When it comes to iconic drugs, Pfizer's diamond-shaped blue pill is to the pharmaceutical industry what Coca-Cola's famous curved bottle is to soft drinks.
Viagra is arguably the best-known pharmaceutical brand in the world, and is the market leader in the US, where the erectile dysfunction (ED) market is estimated to be worth more than dollars 1.5 billion. So the news that Pfizer is talking to agencies in the UK as it prepares to launch a pan-European consumer campaign for the drug, which it is planning to sell over the counter, will have agencies falling over each other to win the business: it's not every day that you get to work on a truly global brand with such creative potential.
Thus far, the UK's experience of ED marketing has been limited to a print ad starring Pele urging men who are suffering from ED to seek advice from their doctor. The ad was funded by Pfizer, although it made no mention of Viagra or pharmaceutical remedies for ED.

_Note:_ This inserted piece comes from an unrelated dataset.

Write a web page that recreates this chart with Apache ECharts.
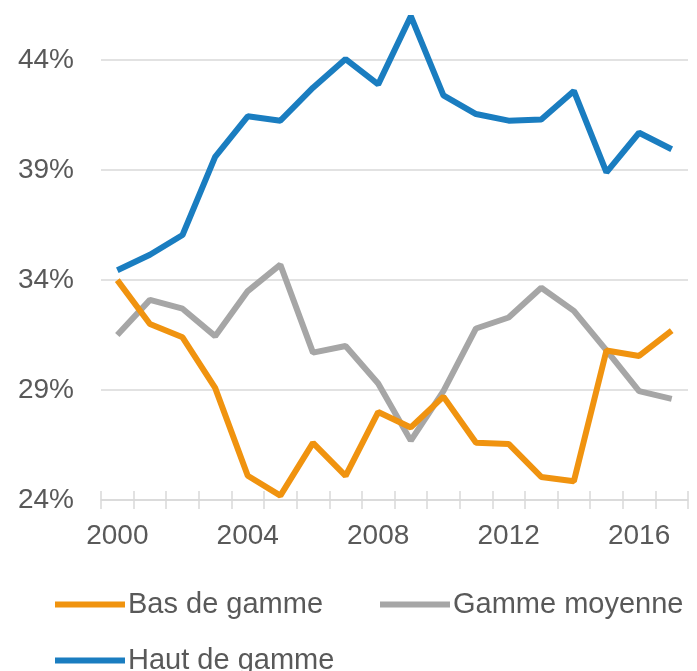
<!DOCTYPE html>
<html>
<head>
<meta charset="utf-8">
<script src="https://cdn.jsdelivr.net/npm/echarts@6/dist/echarts.min.js"></script>
<style>
  html, body { margin: 0; padding: 0; background: #fff; }
  #chart { width: 697px; height: 671px; }
</style>
</head>
<body>
<div id="chart"></div>
<script>
var years = ['2000', '2001', '2002', '2003', '2004', '2005', '2006', '2007', '2008',
    '2009', '2010', '2011', '2012', '2013', '2014', '2015', '2016', '2017'];

var basDeGamme = [34.0, 32.0, 31.4, 29.1, 25.1, 24.2, 26.6, 25.1, 28.0,
    27.3, 28.7, 26.6, 26.55, 25.05, 24.85, 30.8, 30.55, 31.7];
var gammeMoyenne = [31.5, 33.1, 32.7, 31.45, 33.5, 34.7, 30.7, 31.0, 29.3,
    26.7, 28.95, 31.8, 32.3, 33.65, 32.6, 30.8, 28.95, 28.6];
var hautDeGamme = [34.45, 35.15, 36.05, 39.6, 41.45, 41.25, 42.75, 44.05, 42.9,
    46.0, 42.4, 41.55, 41.25, 41.3, 42.6, 38.9, 40.7, 39.95];

var yTicks = [24, 29, 34, 39, 44];

var labelColor = '#595959';
var gridColor = '#d9d9d9';
var font = 'Liberation Sans, Arial, sans-serif';

var chart = echarts.init(document.getElementById('chart'));

function legendAt(name, left, top) {
    return {
        data: [name],
        left: left,
        top: top,
        itemWidth: 70,
        itemHeight: 6,
        itemGap: 0,
        icon: 'rect',
        textStyle: { color: labelColor, fontSize: 29, fontFamily: font, padding: [0, 0, 0, -2] }
    };
}

var option = {
    backgroundColor: '#fff',
    animation: false,
    grid: { left: 101, right: 9, top: 3, bottom: 171 },
    legend: [
        legendAt('Bas de gamme', 50, 585),
        legendAt('Gamme moyenne', 375, 585),
        legendAt('Haut de gamme', 50, 641)
    ],
    xAxis: [
        {
            type: 'category',
            data: years,
            boundaryGap: true,
            axisLine: { lineStyle: { color: gridColor, width: 1.5 } },
            axisTick: { show: true, interval: 0, length: 9, lineStyle: { color: gridColor, width: 1.5 } },
            axisLabel: { interval: 3, margin: 22, color: labelColor, fontSize: 28, fontFamily: font },
            splitLine: { show: false }
        },
        {
            type: 'category',
            data: years,
            position: 'bottom',
            boundaryGap: true,
            axisLine: { show: false },
            axisTick: { show: true, inside: true, interval: 0, length: 9, lineStyle: { color: gridColor, width: 1.5 } },
            axisLabel: { show: false },
            splitLine: { show: false }
        }
    ],
    yAxis: {
        type: 'value',
        min: yTicks[0],
        max: 46.6,
        interval: 5,
        axisLine: { show: false },
        axisTick: { show: false },
        axisLabel: {
            margin: 27,
            color: labelColor,
            fontSize: 28,
            fontFamily: font,
            formatter: function (v) {
                return yTicks.indexOf(v) >= 0 ? v + '%' : '';
            }
        },
        splitLine: {
            lineStyle: {
                color: [gridColor, gridColor, gridColor, gridColor, gridColor, 'rgba(0,0,0,0)'],
                width: 1.5
            }
        }
    },
    series: [
        {
            name: 'Bas de gamme',
            type: 'line',
            data: basDeGamme,
            symbol: 'none',
            clip: false,
            color: '#f0930f',
            lineStyle: { width: 6, color: '#f0930f' },
            z: 3
        },
        {
            name: 'Gamme moyenne',
            type: 'line',
            data: gammeMoyenne,
            symbol: 'none',
            clip: false,
            color: '#a6a6a6',
            lineStyle: { width: 6, color: '#a6a6a6' },
            z: 2
        },
        {
            name: 'Haut de gamme',
            type: 'line',
            data: hautDeGamme,
            symbol: 'none',
            clip: false,
            color: '#1a7dc0',
            lineStyle: { width: 6, color: '#1a7dc0' },
            z: 4
        }
    ]
};

option && chart.setOption(option);
</script>
</body>
</html>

That will all change if Pfizer successfully petitions the European Union to make the drug available without prescription. And while a Pfizer statement attempts to cool agency ardour, arguing that the drug company 'regularly works with marketing and communications agencies on both disease and brand awareness campaigns', it stops short of denying it is planning an over-the-counter petition, continuing: 'Viagra is only available on prescription, and should only be used in accordance with its approved labelling.'
That said, Viagra has had a successful over-the-counter test in three Boots stores in Manchester. The pilot, which fittingly launched on Valentine's Day this year, enabled men aged between 30 and 65 to purchase four pills for pounds 50 after a consultation with the pharmacist.
Boots estimates that only one in ten of the three million men in the UK who suffer from ED are being treated, which equates to a rich market for the first treatment to go 'over the counter'.